# [AIM]
Copy each line of the material below that includes the string "matplotlib".

====== AVAILABLE DATA ======

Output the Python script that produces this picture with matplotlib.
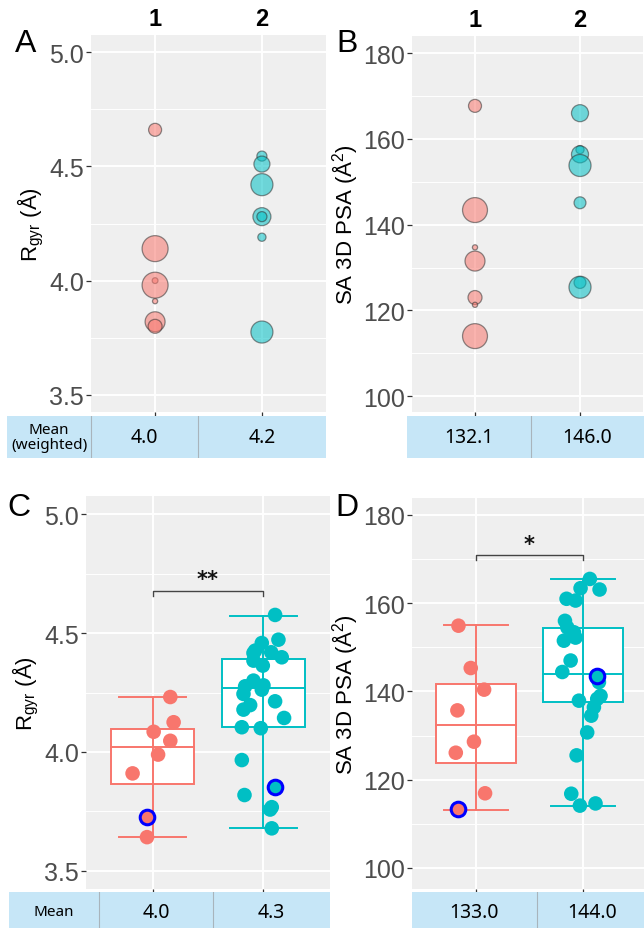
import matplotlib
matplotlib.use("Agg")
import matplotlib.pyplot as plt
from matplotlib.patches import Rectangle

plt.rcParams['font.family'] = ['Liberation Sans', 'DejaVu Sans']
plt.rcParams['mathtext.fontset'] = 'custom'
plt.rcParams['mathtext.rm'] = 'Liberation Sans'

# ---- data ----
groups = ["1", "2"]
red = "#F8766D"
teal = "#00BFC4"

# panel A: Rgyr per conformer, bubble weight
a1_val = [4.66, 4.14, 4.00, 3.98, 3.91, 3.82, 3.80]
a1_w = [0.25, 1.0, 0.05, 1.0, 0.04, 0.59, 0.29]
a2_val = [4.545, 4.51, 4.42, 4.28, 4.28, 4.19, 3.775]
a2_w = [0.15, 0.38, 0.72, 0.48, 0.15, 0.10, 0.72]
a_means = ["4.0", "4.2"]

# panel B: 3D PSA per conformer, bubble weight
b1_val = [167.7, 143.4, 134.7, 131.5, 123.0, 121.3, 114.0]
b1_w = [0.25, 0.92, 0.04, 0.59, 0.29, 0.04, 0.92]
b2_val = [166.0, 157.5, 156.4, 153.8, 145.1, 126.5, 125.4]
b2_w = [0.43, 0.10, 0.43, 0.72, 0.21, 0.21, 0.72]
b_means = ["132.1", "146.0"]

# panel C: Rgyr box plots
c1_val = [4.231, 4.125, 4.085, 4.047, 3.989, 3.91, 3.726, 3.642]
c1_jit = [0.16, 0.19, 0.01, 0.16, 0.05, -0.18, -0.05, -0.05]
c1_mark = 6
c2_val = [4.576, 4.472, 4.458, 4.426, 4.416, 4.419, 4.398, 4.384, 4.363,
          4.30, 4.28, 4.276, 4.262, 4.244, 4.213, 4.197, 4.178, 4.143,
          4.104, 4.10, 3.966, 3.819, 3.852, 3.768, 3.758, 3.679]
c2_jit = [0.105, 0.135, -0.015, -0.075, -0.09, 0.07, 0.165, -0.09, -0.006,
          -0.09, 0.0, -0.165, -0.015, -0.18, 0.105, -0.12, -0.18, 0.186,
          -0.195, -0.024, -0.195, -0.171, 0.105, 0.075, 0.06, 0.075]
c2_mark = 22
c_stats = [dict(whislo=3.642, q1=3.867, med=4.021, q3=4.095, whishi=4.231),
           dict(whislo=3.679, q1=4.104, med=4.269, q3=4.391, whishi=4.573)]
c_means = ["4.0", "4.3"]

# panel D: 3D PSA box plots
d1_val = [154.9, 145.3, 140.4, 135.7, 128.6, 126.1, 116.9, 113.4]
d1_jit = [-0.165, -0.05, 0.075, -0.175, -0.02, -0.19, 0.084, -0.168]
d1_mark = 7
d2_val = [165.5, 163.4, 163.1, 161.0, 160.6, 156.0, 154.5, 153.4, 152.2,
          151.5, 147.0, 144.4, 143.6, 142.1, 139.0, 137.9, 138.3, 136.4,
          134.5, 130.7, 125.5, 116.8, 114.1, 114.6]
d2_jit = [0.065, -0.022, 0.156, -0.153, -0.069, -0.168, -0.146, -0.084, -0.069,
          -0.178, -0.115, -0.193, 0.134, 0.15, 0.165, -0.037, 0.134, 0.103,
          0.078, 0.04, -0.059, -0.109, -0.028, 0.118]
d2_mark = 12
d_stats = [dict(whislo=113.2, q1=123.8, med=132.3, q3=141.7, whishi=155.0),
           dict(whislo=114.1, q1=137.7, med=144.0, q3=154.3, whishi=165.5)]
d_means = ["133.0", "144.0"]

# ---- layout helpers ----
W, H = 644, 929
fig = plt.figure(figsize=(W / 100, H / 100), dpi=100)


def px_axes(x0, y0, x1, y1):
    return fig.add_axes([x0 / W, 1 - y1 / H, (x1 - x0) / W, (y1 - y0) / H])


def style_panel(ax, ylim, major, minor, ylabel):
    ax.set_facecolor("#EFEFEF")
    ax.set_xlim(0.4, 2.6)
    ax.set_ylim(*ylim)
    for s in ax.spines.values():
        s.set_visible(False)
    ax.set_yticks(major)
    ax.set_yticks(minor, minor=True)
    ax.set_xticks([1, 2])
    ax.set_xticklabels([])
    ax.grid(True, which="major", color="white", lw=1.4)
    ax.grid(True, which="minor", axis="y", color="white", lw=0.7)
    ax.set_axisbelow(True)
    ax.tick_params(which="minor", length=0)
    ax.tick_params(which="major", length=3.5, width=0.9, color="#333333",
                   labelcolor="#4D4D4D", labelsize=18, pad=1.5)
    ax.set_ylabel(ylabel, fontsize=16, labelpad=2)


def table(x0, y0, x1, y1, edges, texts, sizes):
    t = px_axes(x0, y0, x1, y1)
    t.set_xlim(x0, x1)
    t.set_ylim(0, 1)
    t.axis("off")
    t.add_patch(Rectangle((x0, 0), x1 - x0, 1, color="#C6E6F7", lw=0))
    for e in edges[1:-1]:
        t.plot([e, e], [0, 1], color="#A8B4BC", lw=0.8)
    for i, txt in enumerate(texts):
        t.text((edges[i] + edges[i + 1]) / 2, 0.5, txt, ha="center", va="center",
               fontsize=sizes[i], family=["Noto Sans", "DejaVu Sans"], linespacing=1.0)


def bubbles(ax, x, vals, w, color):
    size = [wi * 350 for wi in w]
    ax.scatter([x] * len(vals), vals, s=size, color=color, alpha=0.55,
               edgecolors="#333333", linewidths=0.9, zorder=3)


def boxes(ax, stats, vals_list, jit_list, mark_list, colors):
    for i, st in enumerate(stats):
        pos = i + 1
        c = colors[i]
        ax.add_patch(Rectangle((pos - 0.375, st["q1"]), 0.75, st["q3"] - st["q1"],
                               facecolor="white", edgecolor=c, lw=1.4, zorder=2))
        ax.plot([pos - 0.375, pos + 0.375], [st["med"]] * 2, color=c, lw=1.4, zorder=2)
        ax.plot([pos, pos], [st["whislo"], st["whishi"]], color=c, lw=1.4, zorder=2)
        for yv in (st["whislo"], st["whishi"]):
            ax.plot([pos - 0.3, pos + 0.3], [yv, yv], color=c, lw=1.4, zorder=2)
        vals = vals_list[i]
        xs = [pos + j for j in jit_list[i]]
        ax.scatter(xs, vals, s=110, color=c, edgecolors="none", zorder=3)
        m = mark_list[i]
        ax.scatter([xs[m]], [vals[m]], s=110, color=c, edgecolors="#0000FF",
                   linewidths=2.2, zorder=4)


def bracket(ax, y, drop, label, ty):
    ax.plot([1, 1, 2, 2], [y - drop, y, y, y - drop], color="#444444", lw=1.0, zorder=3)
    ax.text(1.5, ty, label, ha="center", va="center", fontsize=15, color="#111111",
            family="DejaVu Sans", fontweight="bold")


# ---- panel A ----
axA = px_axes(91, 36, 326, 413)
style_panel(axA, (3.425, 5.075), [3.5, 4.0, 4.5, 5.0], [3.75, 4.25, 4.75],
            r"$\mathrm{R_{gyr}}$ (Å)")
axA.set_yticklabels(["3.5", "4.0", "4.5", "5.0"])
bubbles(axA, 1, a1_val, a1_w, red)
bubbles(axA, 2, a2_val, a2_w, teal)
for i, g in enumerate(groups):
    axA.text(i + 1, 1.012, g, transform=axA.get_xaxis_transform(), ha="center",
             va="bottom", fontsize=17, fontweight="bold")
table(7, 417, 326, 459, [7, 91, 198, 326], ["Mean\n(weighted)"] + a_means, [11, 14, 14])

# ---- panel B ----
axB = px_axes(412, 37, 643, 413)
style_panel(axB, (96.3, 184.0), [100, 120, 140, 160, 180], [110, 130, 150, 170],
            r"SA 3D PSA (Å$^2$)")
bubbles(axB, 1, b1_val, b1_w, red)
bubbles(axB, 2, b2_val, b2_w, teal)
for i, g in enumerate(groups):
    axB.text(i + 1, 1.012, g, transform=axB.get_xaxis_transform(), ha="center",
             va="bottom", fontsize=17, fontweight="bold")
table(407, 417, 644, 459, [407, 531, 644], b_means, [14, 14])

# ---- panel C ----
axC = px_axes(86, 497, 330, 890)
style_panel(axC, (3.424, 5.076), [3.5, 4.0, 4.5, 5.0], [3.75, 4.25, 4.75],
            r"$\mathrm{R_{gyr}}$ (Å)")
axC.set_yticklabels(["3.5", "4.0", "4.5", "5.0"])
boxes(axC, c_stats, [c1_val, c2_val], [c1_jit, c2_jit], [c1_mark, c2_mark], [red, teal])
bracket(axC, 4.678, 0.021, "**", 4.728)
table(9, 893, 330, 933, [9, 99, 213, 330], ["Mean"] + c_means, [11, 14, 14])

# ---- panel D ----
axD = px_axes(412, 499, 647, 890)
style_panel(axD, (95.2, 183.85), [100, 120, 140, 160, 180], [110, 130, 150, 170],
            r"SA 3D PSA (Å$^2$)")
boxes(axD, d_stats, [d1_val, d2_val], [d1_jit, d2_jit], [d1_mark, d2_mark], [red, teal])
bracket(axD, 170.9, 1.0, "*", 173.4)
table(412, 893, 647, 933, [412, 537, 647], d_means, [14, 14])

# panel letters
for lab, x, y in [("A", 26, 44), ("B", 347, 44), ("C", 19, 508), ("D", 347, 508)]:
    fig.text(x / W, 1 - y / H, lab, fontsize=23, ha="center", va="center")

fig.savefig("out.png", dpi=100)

======

# [COMPLETED EXERCISE]
Output the Python script that produces this picture with matplotlib.
import matplotlib
matplotlib.use("Agg")
import matplotlib.pyplot as plt
from matplotlib.patches import Rectangle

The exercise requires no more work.